Well, I had a similar discussion along those lines with Bob from Boston, God rest his soul. I still miss his commentary. Anyway, he mentioned once that he would have liked to have gotten a Mark II of some camera (I forget which one), but felt he was getting too old. I disagreed with that notion then, and I disagree with it today. I shared with him my firm belief that it is important to always have something to look forward to in life, regardless of your age. You say you are getting up there in years. That is the perfect reason why you should sell your DSLR brick and heavy old lenses and get a smaller, lighter, pro-level mirrorless like the R3 and a good RF lens or two. Lighten your load. Plus, I think old guys are perfectly cut out for two genres, which both require patience. Street photography, which you could do by sitting at the table or bench and taking photos of passers-by. Or bird photography, which requires infinite patience, as you may have to sit in the blind or in the woods for hours on end waiting for some birds to perch on a limb. No doubt you would also be able to shoot other wildlife as it passes in range. These are just a few examples. But I can see many advantages to lightening your load by going mirrorless. And I think you would enjoy it immensely. 

ebiggs1
Legend
Legend

I appreciate your thoughts but you realize I spent 40 years in photography. I did event photography from Hallmark.

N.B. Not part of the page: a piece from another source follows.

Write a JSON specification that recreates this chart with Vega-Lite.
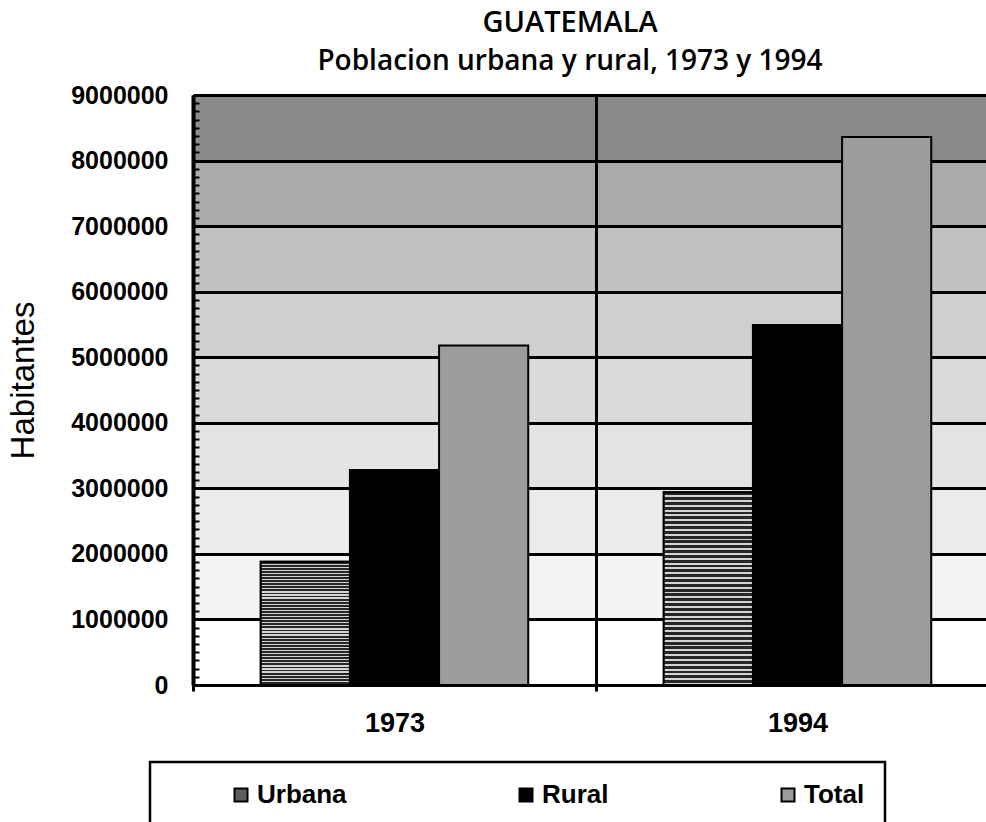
{
  "$schema": "https://vega.github.io/schema/vega-lite/v6.json",
  "width": 806,
  "height": 590,
  "autosize": {"type": "none"},
  "padding": {"left": 193, "top": 95, "right": -13, "bottom": 137},
  "background": "white",
  "config": {"legend": {"strokeWidth": 2.5}},
  "title": {
    "text": "GUATEMALA",
    "subtitle": "Poblacion urbana y rural, 1973 y 1994",
    "font": "Open Sans",
    "fontSize": 29,
    "fontWeight": 600,
    "color": "black",
    "subtitleFont": "Open Sans",
    "subtitleFontSize": 28,
    "subtitleFontWeight": 600,
    "subtitleColor": "black",
    "subtitlePadding": 10,
    "anchor": "middle",
    "dx": -26,
    "offset": 7
  },
  "view": {
    "stroke": null,
    "fill": {
      "gradient": "linear",
      "x1": 0, "y1": 1, "x2": 0, "y2": 0,
      "stops": [
        {"offset": 0, "color": "#ffffff"},
        {"offset": 0.1111, "color": "#ffffff"},
        {"offset": 0.1111, "color": "#f3f3f3"},
        {"offset": 0.2222, "color": "#f3f3f3"},
        {"offset": 0.2222, "color": "#ebebeb"},
        {"offset": 0.3333, "color": "#ebebeb"},
        {"offset": 0.3333, "color": "#e3e3e3"},
        {"offset": 0.4444, "color": "#e3e3e3"},
        {"offset": 0.4444, "color": "#dadada"},
        {"offset": 0.5556, "color": "#dadada"},
        {"offset": 0.5556, "color": "#cfcfcf"},
        {"offset": 0.6667, "color": "#cfcfcf"},
        {"offset": 0.6667, "color": "#c2c2c2"},
        {"offset": 0.7778, "color": "#c2c2c2"},
        {"offset": 0.7778, "color": "#aaaaaa"},
        {"offset": 0.8889, "color": "#aaaaaa"},
        {"offset": 0.8889, "color": "#8a8a8a"},
        {"offset": 1, "color": "#8a8a8a"}
      ]
    }
  },
  "data": {
    "values": [
      {"anio": "1973", "serie": "Urbana", "habitantes": 1880000},
      {"anio": "1973", "serie": "Rural", "habitantes": 3280000},
      {"anio": "1973", "serie": "Total", "habitantes": 5180000},
      {"anio": "1994", "serie": "Urbana", "habitantes": 2940000},
      {"anio": "1994", "serie": "Rural", "habitantes": 5490000},
      {"anio": "1994", "serie": "Total", "habitantes": 8360000}
    ]
  },
  "encoding": {
    "x": {
      "field": "anio",
      "type": "nominal",
      "scale": {"paddingInner": 0, "paddingOuter": 0},
      "axis": {
        "title": null,
        "labelAngle": 0,
        "labelFont": "Liberation Sans",
        "labelFontSize": 27,
        "labelFontWeight": "bold",
        "labelColor": "black",
        "labelPadding": 19,
        "domainColor": "black",
        "domainWidth": 3,
        "tickBand": "extent",
        "ticks": true,
        "tickSize": 6,
        "tickWidth": 3,
        "tickColor": "black",
        "grid": true,
        "gridColor": "black",
        "gridWidth": 3,
        "gridOpacity": 1
      }
    },
    "xOffset": {"field": "serie", "type": "nominal", "sort": ["Urbana", "Rural", "Total"], "scale": {"domain": ["Urbana", "Rural", "Total"], "paddingInner": 0, "paddingOuter": 0.76}},
    "y": {
      "field": "habitantes",
      "type": "quantitative",
      "scale": {"domain": [0, 9000000], "nice": false, "zero": true},
      "axis": {
        "title": "Habitantes",
        "titleFont": "Liberation Sans",
        "titleFontSize": 33,
        "titleFontWeight": "normal",
        "titleColor": "black",
        "titleAngle": -90,
        "titleAlign": "center",
        "titleBaseline": "alphabetic",
        "titleX": -160,
        "titleY": 285,
        "values": [0, 125000, 250000, 375000, 500000, 625000, 750000, 875000, 1000000, 1125000, 1250000, 1375000, 1500000, 1625000, 1750000, 1875000, 2000000, 2125000, 2250000, 2375000, 2500000, 2625000, 2750000, 2875000, 3000000, 3125000, 3250000, 3375000, 3500000, 3625000, 3750000, 3875000, 4000000, 4125000, 4250000, 4375000, 4500000, 4625000, 4750000, 4875000, 5000000, 5125000, 5250000, 5375000, 5500000, 5625000, 5750000, 5875000, 6000000, 6125000, 6250000, 6375000, 6500000, 6625000, 6750000, 6875000, 7000000, 7125000, 7250000, 7375000, 7500000, 7625000, 7750000, 7875000, 8000000, 8125000, 8250000, 8375000, 8500000, 8625000, 8750000, 8875000, 9000000],
        "format": "d",
        "labelExpr": "datum.value % 1000000 === 0 ? datum.label : ''",
        "labelOverlap": false,
        "labelFont": "Liberation Sans",
        "labelFontSize": 25,
        "labelFontWeight": "bold",
        "labelColor": "black",
        "labelPadding": 31,
        "domainColor": "black",
        "domainWidth": 4,
        "ticks": true,
        "tickSize": -6,
        "tickWidth": 2,
        "tickColor": "black",
        "grid": true,
        "gridColor": "black",
        "gridWidth": 3,
        "gridOpacity": {"condition": {"test": "datum.value % 1000000 === 0", "value": 1}, "value": 0}
      }
    }
  },
  "layer": [
    {
      "mark": {"type": "bar", "stroke": "black", "strokeWidth": 2, "opacity": 1},
      "encoding": {
        "color": {
          "field": "serie",
          "type": "nominal",
          "sort": ["Urbana", "Rural", "Total"],
          "scale": {"domain": ["Urbana", "Rural", "Total"], "range": ["#5e5e5e", "#000000", "#9c9c9c"]},
          "legend": {
            "title": null,
            "orient": "none",
            "legendX": -43,
            "legendY": 667,
            "direction": "horizontal",
            "columns": 3,
            "labelFont": "Liberation Sans",
            "labelFontSize": 26,
            "labelFontWeight": "bold",
            "labelColor": "black",
            "labelOffset": 3,
            "symbolType": "square",
            "symbolSize": 169,
            "symbolOffset": 58,
            "symbolStrokeColor": "black",
            "symbolStrokeWidth": 2,
            "symbolOpacity": 1,
            "columnPadding": 108,
            "padding": 20,
            "strokeColor": "black",
            "fillColor": "white"
          }
        }
      }
    },
    {
      "transform": [{"filter": "datum.serie === 'Urbana'"}],
      "mark": {
        "type": "bar",
        "stroke": "black",
        "strokeWidth": 2,
        "opacity": 1,
        "fill": {
          "gradient": "linear",
          "x1": 0, "y1": 0, "x2": 0, "y2": 1,
          "stops": [
            {"offset": 0, "color": "#262626"}, {"offset": 0.015, "color": "#262626"}, {"offset": 0.015, "color": "#d4d4d4"}, {"offset": 0.025, "color": "#d4d4d4"},
            {"offset": 0.025, "color": "#262626"}, {"offset": 0.04, "color": "#262626"}, {"offset": 0.04, "color": "#d4d4d4"}, {"offset": 0.05, "color": "#d4d4d4"},
            {"offset": 0.05, "color": "#262626"}, {"offset": 0.065, "color": "#262626"}, {"offset": 0.065, "color": "#d4d4d4"}, {"offset": 0.075, "color": "#d4d4d4"},
            {"offset": 0.075, "color": "#262626"}, {"offset": 0.09, "color": "#262626"}, {"offset": 0.09, "color": "#d4d4d4"}, {"offset": 0.1, "color": "#d4d4d4"},
            {"offset": 0.1, "color": "#262626"}, {"offset": 0.115, "color": "#262626"}, {"offset": 0.115, "color": "#d4d4d4"}, {"offset": 0.125, "color": "#d4d4d4"},
            {"offset": 0.125, "color": "#262626"}, {"offset": 0.14, "color": "#262626"}, {"offset": 0.14, "color": "#d4d4d4"}, {"offset": 0.15, "color": "#d4d4d4"},
            {"offset": 0.15, "color": "#262626"}, {"offset": 0.165, "color": "#262626"}, {"offset": 0.165, "color": "#d4d4d4"}, {"offset": 0.175, "color": "#d4d4d4"},
            {"offset": 0.175, "color": "#262626"}, {"offset": 0.19, "color": "#262626"}, {"offset": 0.19, "color": "#d4d4d4"}, {"offset": 0.2, "color": "#d4d4d4"},
            {"offset": 0.2, "color": "#262626"}, {"offset": 0.215, "color": "#262626"}, {"offset": 0.215, "color": "#d4d4d4"}, {"offset": 0.225, "color": "#d4d4d4"},
            {"offset": 0.225, "color": "#262626"}, {"offset": 0.24, "color": "#262626"}, {"offset": 0.24, "color": "#d4d4d4"}, {"offset": 0.25, "color": "#d4d4d4"},
            {"offset": 0.25, "color": "#262626"}, {"offset": 0.265, "color": "#262626"}, {"offset": 0.265, "color": "#d4d4d4"}, {"offset": 0.275, "color": "#d4d4d4"},
            {"offset": 0.275, "color": "#262626"}, {"offset": 0.29, "color": "#262626"}, {"offset": 0.29, "color": "#d4d4d4"}, {"offset": 0.3, "color": "#d4d4d4"},
            {"offset": 0.3, "color": "#262626"}, {"offset": 0.315, "color": "#262626"}, {"offset": 0.315, "color": "#d4d4d4"}, {"offset": 0.325, "color": "#d4d4d4"},
            {"offset": 0.325, "color": "#262626"}, {"offset": 0.34, "color": "#262626"}, {"offset": 0.34, "color": "#d4d4d4"}, {"offset": 0.35, "color": "#d4d4d4"},
            {"offset": 0.35, "color": "#262626"}, {"offset": 0.365, "color": "#262626"}, {"offset": 0.365, "color": "#d4d4d4"}, {"offset": 0.375, "color": "#d4d4d4"},
            {"offset": 0.375, "color": "#262626"}, {"offset": 0.39, "color": "#262626"}, {"offset": 0.39, "color": "#d4d4d4"}, {"offset": 0.4, "color": "#d4d4d4"},
            {"offset": 0.4, "color": "#262626"}, {"offset": 0.415, "color": "#262626"}, {"offset": 0.415, "color": "#d4d4d4"}, {"offset": 0.425, "color": "#d4d4d4"},
            {"offset": 0.425, "color": "#262626"}, {"offset": 0.44, "color": "#262626"}, {"offset": 0.44, "color": "#d4d4d4"}, {"offset": 0.45, "color": "#d4d4d4"},
            {"offset": 0.45, "color": "#262626"}, {"offset": 0.465, "color": "#262626"}, {"offset": 0.465, "color": "#d4d4d4"}, {"offset": 0.475, "color": "#d4d4d4"},
            {"offset": 0.475, "color": "#262626"}, {"offset": 0.49, "color": "#262626"}, {"offset": 0.49, "color": "#d4d4d4"}, {"offset": 0.5, "color": "#d4d4d4"},
            {"offset": 0.5, "color": "#262626"}, {"offset": 0.515, "color": "#262626"}, {"offset": 0.515, "color": "#d4d4d4"}, {"offset": 0.525, "color": "#d4d4d4"},
            {"offset": 0.525, "color": "#262626"}, {"offset": 0.54, "color": "#262626"}, {"offset": 0.54, "color": "#d4d4d4"}, {"offset": 0.55, "color": "#d4d4d4"},
            {"offset": 0.55, "color": "#262626"}, {"offset": 0.565, "color": "#262626"}, {"offset": 0.565, "color": "#d4d4d4"}, {"offset": 0.575, "color": "#d4d4d4"},
            {"offset": 0.575, "color": "#262626"}, {"offset": 0.59, "color": "#262626"}, {"offset": 0.59, "color": "#d4d4d4"}, {"offset": 0.6, "color": "#d4d4d4"},
            {"offset": 0.6, "color": "#262626"}, {"offset": 0.615, "color": "#262626"}, {"offset": 0.615, "color": "#d4d4d4"}, {"offset": 0.625, "color": "#d4d4d4"},
            {"offset": 0.625, "color": "#262626"}, {"offset": 0.64, "color": "#262626"}, {"offset": 0.64, "color": "#d4d4d4"}, {"offset": 0.65, "color": "#d4d4d4"},
            {"offset": 0.65, "color": "#262626"}, {"offset": 0.665, "color": "#262626"}, {"offset": 0.665, "color": "#d4d4d4"}, {"offset": 0.675, "color": "#d4d4d4"},
            {"offset": 0.675, "color": "#262626"}, {"offset": 0.69, "color": "#262626"}, {"offset": 0.69, "color": "#d4d4d4"}, {"offset": 0.7, "color": "#d4d4d4"},
            {"offset": 0.7, "color": "#262626"}, {"offset": 0.715, "color": "#262626"}, {"offset": 0.715, "color": "#d4d4d4"}, {"offset": 0.725, "color": "#d4d4d4"},
            {"offset": 0.725, "color": "#262626"}, {"offset": 0.74, "color": "#262626"}, {"offset": 0.74, "color": "#d4d4d4"}, {"offset": 0.75, "color": "#d4d4d4"},
            {"offset": 0.75, "color": "#262626"}, {"offset": 0.765, "color": "#262626"}, {"offset": 0.765, "color": "#d4d4d4"}, {"offset": 0.775, "color": "#d4d4d4"},
            {"offset": 0.775, "color": "#262626"}, {"offset": 0.79, "color": "#262626"}, {"offset": 0.79, "color": "#d4d4d4"}, {"offset": 0.8, "color": "#d4d4d4"},
            {"offset": 0.8, "color": "#262626"}, {"offset": 0.815, "color": "#262626"}, {"offset": 0.815, "color": "#d4d4d4"}, {"offset": 0.825, "color": "#d4d4d4"},
            {"offset": 0.825, "color": "#262626"}, {"offset": 0.84, "color": "#262626"}, {"offset": 0.84, "color": "#d4d4d4"}, {"offset": 0.85, "color": "#d4d4d4"},
            {"offset": 0.85, "color": "#262626"}, {"offset": 0.865, "color": "#262626"}, {"offset": 0.865, "color": "#d4d4d4"}, {"offset": 0.875, "color": "#d4d4d4"},
            {"offset": 0.875, "color": "#262626"}, {"offset": 0.89, "color": "#262626"}, {"offset": 0.89, "color": "#d4d4d4"}, {"offset": 0.9, "color": "#d4d4d4"},
            {"offset": 0.9, "color": "#262626"}, {"offset": 0.915, "color": "#262626"}, {"offset": 0.915, "color": "#d4d4d4"}, {"offset": 0.925, "color": "#d4d4d4"},
            {"offset": 0.925, "color": "#262626"}, {"offset": 0.94, "color": "#262626"}, {"offset": 0.94, "color": "#d4d4d4"}, {"offset": 0.95, "color": "#d4d4d4"},
            {"offset": 0.95, "color": "#262626"}, {"offset": 0.965, "color": "#262626"}, {"offset": 0.965, "color": "#d4d4d4"}, {"offset": 0.975, "color": "#d4d4d4"},
            {"offset": 0.975, "color": "#262626"}, {"offset": 0.99, "color": "#262626"}, {"offset": 0.99, "color": "#d4d4d4"}, {"offset": 1, "color": "#d4d4d4"}
          ]
        }
      }
    }
  ]
}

I have done so many weddings I can't remember them all. Senior photos and posters and Yearbook. Thousands! When we went on vacation I took my camera gear, of course, and spent all that time basically taking photos. From hummingbirds to elk, from desserts to blizzards.

My routine now is still my 1DX with the big Siggy Sport 150-600mm on it an my 1D MK IV with the Siggy 120-300mm f2.8 Sport on it. So heavy gear is no problem my friend. Sometimes both at the same time!  I guess its all what you get used to. I see folks say they can't handle a big lens like the Sigma C 150-600mm and I think really. I mean really?  It so light! But everybody is different.

I get a bigger thrill and contentment from teaching but that, too, soon will pass as mirrorless takes over.

EB
EOS 1DX and 1D Mk IV and less lenses then before!